Friday, July 8, 2011

Shabana and Prospere

Shabana (fist pump)



Shabana showed up at the Methodist Guest House. He brought his brother Prospere.

Taylor had met Shabana back in 2005 in Kamina. That year, she had graduated from American University in Washington, D.C., with a master’s in international development and moved to Kamina where Bishop Ntambo appointed her the Director of Community Development for the North Katanga Conference. Two doors down from her house in Kamina, Shabana and his siblings lived. His father is a pastor serving in a remote location. There are orphans whose parents are dead. Then there are orphans whose parents are dislocated from the family. The Bishop allowed Shabana and his brothers and sisters to live in an old house once occupied by missionaries.

Shabana has a degree in English from the teachers college and will serve as translator and language coach. Prospere speaks less English than I speak French, so he just sat and smiled. I liked him instantly. Something about his smile.

I had no plan, except for the idea that I wanted to ride my bicycle a total of at least 1,000 kilometers into the remote districts. At this point I was completely clueless as to what I would find, how I would survive, and who would go with me. Before I left the States, I had received an email from the Rev. Joseph Mulongo, the district superintendent of the Mulongo District. He said that he would meet me in Tenke and ride with me the whole way. I knew from that email that regardless of what we ended up doing, the trip was already a success. When Shabana and Prospere showed up, the team was almost complete.

I offered Shabana and his brother soft drinks. Mama Odia kept bottles of Coke and Fanta in the guesthouse refrigerator for sale for 300 Congo Francs each. Taylor had taught me the trick of saving the bottle caps in a small bowl on the dining room credenza to keep track of how much I owed her. She also made and sold the best beignets.

We sat drinking our Fantas and planning the trip. First thing was to get ourselves to Tenke where we would meet up with District Superintendent Mulongo. We needed to find bicycles for Prospere and Shabana and Mulongo. Tomorrow we would shop for bikes and find a way to Tenke.

Prospere


I gave each a one hundred dollar bill as an advance so that they could buy what they needed for the trip. Prospere was delighted, but Shabana asked if I could pay him the full amount I was planning to pay him so that he could settle his debts before leaving town. I agreed and gave him four more $100 bills.

US$100 bills are the currency franca for travelers in the DRC. However, they have to be new and flawless.
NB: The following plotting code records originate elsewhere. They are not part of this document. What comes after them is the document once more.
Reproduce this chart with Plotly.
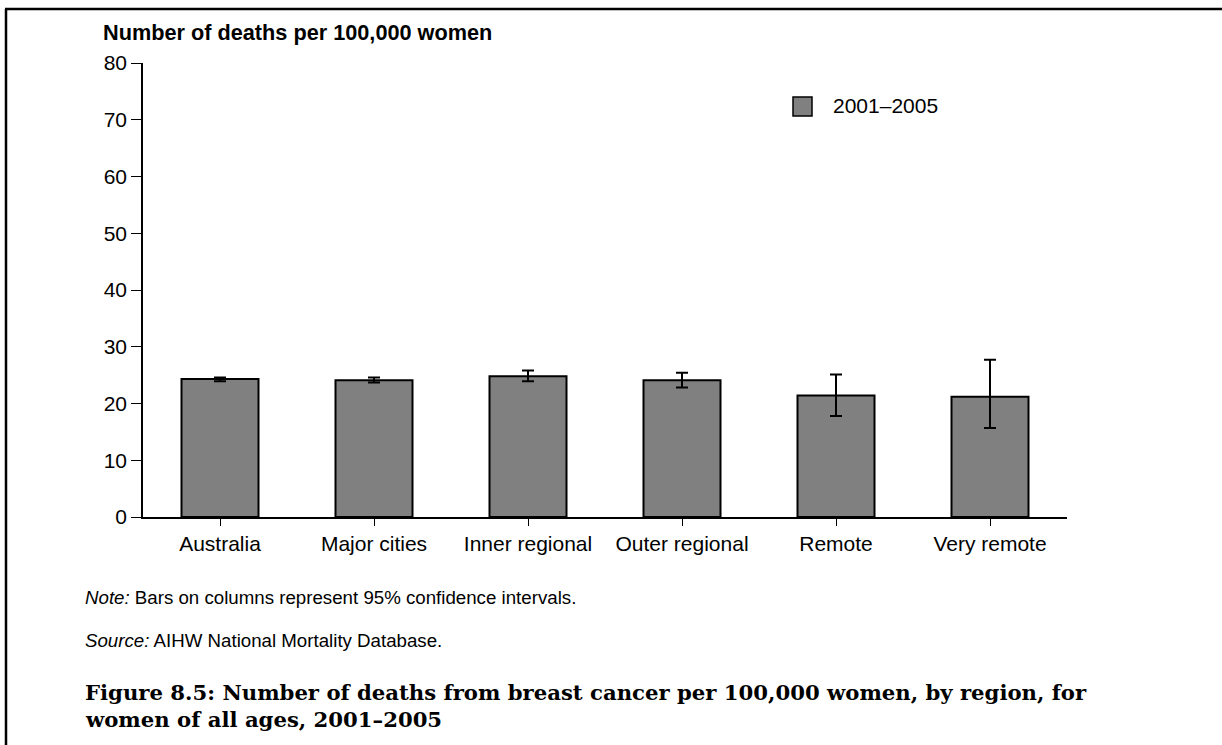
import plotly.graph_objects as go

regions = ["Australia", "Major cities", "Inner regional", "Outer regional", "Remote", "Very remote"]
rates = [24.3, 24.1, 24.8, 24.1, 21.4, 21.2]
ci_low = [23.9, 23.7, 23.9, 22.8, 17.8, 15.7]
ci_high = [24.6, 24.6, 25.8, 25.4, 25.1, 27.7]
series_name = "2001–2005"
y_ticks = [0, 10, 20, 30, 40, 50, 60, 70, 80]

err_plus = [h - v for h, v in zip(ci_high, rates)]
err_minus = [v - l for l, v in zip(ci_low, rates)]

W, H = 1222, 745
L, R, T, B = 143, 1067, 63, 517


def px(x):
    return (x - L) / (R - L)


def py(y):
    return (B - y) / (B - T)


SANS = "Liberation Sans, Arial, sans-serif"
SERIF = "DejaVu Serif, serif"

fig = go.Figure()
fig.add_trace(go.Bar(
    x=regions, y=rates, name=series_name,
    marker=dict(color="#808080", line=dict(color="#000000", width=2)),
    width=0.5,
    error_y=dict(type="data", symmetric=False, array=err_plus, arrayminus=err_minus,
                 color="#000000", thickness=2, width=6),
    showlegend=False,
))

fig.update_layout(
    width=W, height=H,
    margin=dict(l=L, r=W - R, t=T, b=H - B, autoexpand=False),
    paper_bgcolor="white", plot_bgcolor="white",
    font=dict(family=SANS, size=21, color="#000000"),
    xaxis=dict(showline=True, linecolor="#000000", linewidth=1.5,
               ticks="outside", ticklen=7, tickwidth=1.2, tickcolor="#000000",
               showgrid=False, zeroline=False, range=[-0.5, 5.5],
               tickfont=dict(size=21)),
    yaxis=dict(showline=True, linecolor="#000000", linewidth=1.5,
               ticks="outside", ticklen=10, tickwidth=1.2, tickcolor="#000000",
               showgrid=False, zeroline=False, range=[0, 80],
               tickvals=y_ticks, tickfont=dict(size=21)),
    shapes=[
        dict(type="line", xref="paper", yref="paper", x0=px(6), x1=px(6), y0=py(9), y1=py(H + 5),
             line=dict(color="#000000", width=2.5)),
        dict(type="line", xref="paper", yref="paper", x0=px(5), x1=px(W + 5), y0=py(9), y1=py(9),
             line=dict(color="#000000", width=2.5)),
        dict(type="rect", xref="paper", yref="paper", x0=px(793), x1=px(812), y0=py(116), y1=py(97),
             fillcolor="#808080", line=dict(color="#000000", width=1.5)),
    ],
    annotations=[
        dict(text="<b>Number of deaths per 100,000 women</b>", xref="paper", yref="paper",
             x=px(101), y=py(32), xanchor="left", yanchor="middle", showarrow=False,
             font=dict(size=21.7, family=SANS)),
        dict(text=series_name, xref="paper", yref="paper",
             x=px(831), y=py(106), xanchor="left", yanchor="middle", showarrow=False,
             font=dict(size=21, family=SANS)),
        dict(text="<i>Note:</i> Bars on columns represent 95% confidence intervals.", xref="paper", yref="paper",
             x=px(83), y=py(597), xanchor="left", yanchor="middle", showarrow=False,
             font=dict(size=18.7, family=SANS)),
        dict(text="<i>Source:</i> AIHW National Mortality Database.", xref="paper", yref="paper",
             x=px(83), y=py(640), xanchor="left", yanchor="middle", showarrow=False,
             font=dict(size=18.7, family=SANS)),
        dict(text="<b>Figure 8.5: Number of deaths from breast cancer per 100,000 women, by region, for</b>",
             xref="paper", yref="paper",
             x=px(83), y=py(692), xanchor="left", yanchor="middle", showarrow=False,
             font=dict(size=21.2, family=SERIF)),
        dict(text="<b>women of all ages, 2001–2005</b>",
             xref="paper", yref="paper",
             x=px(83), y=py(719), xanchor="left", yanchor="middle", showarrow=False,
             font=dict(size=21.2, family=SERIF)),
    ],
)

fig.write_html("out.html", config={"displayModeBar": False},
               post_script="document.body.style.margin='0px';")
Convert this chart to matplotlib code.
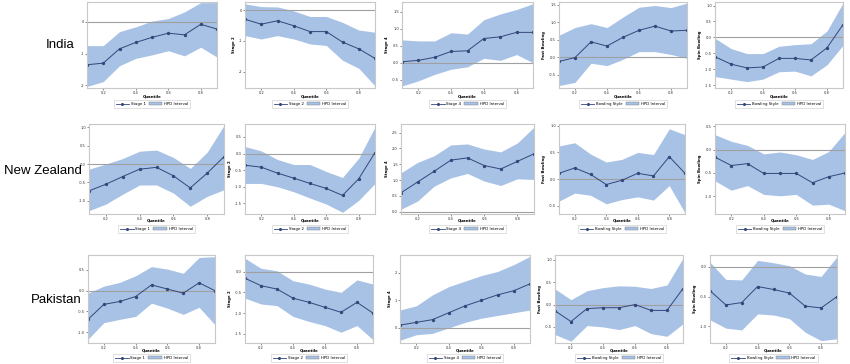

I carry my money in those little bank envelops, $1,000 per envelop. Some system.

The next day, (I don’t even know what day it is.) Shabana and Prospere arrive around 10:00 am and we go shopping. In a bustling side street we find the Taqwa bus company. The bus for Kolwesi leaves every morning at 8:00 am sharp. $50 each. We buy three tickets.

Next we find a shop that sells bikes. The bikes we want, made in India, name brand Kinga, model 4X4s, are $100 each and come in a box of four. For ease of handling and in case we pick up another rider, we buy the box of four bicycles. The bicycles, however, are at the warehouse and we’ll have to come back for them in about an hour or so.

Shabana has errands to run, so we agree that I’ll go back to the guesthouse to get my bicycle and we will meet at the bus office at 4:00 to arrange for the bikes to travel as cargo to Tenke. I had originally thought that I would assemble my bike in Lubumbashi and ride to Tenke. That would take two days. But the road to Tenke is busy with heavy trucks that make riding a bicycle a life risking exercise.

We just got the box of new bikes and my bicycle case to the Taqwa office just before they closed for the day. We paid for their transport, another $50 for each case, wrapped them in packing tape, and left them to be preloaded as freight on the bus. The bus goes all the way to Kolwesi, but we’ll be getting off at Tenke. Our bikes are well marked to get off at Tenke.

The next morning Shabana, Prospere, and I board the bus to Tenke. And it departs promptly at 8:00 a.m. Unlike the minibuses, this bus has assigned seats, one to a seat, except for small children, who are distributed around the bus on laps. The interior is a bit worn, but not uncomfortable. The windows open for fresh air.

As is the custom, we have church on the bus as we leave town. A pentecostal preacher leads us in singing, reads scripture, preaches, takes an offering, then gets off at the edge of town. Actually, not a bad sermon and everybody on board appreciates it.

In about 6 hours and a handful of stops along the way, we arrive at the bus stop for Tenke. Actually, the town of Tenke is another 7 kilometers off the road. The stop is a small strip of make-shift shops on the side of the road.

We are met by Boy Scouts who load our luggage, including bicycles, onto their bikes and lead out toward town. We follow on the footpath.

About halfway to town, we are met by the United Methodist Women, singing and dancing in uniform. (Yellow headscarves, green blouses, and kikwembes with the United Methodist print) It’s singing and dancing the rest of the way in.

United Methodist Women of the Tenke District

1 comments:

John Meunier said...

Great stories. I love the United Methodist Women at the end of the journey.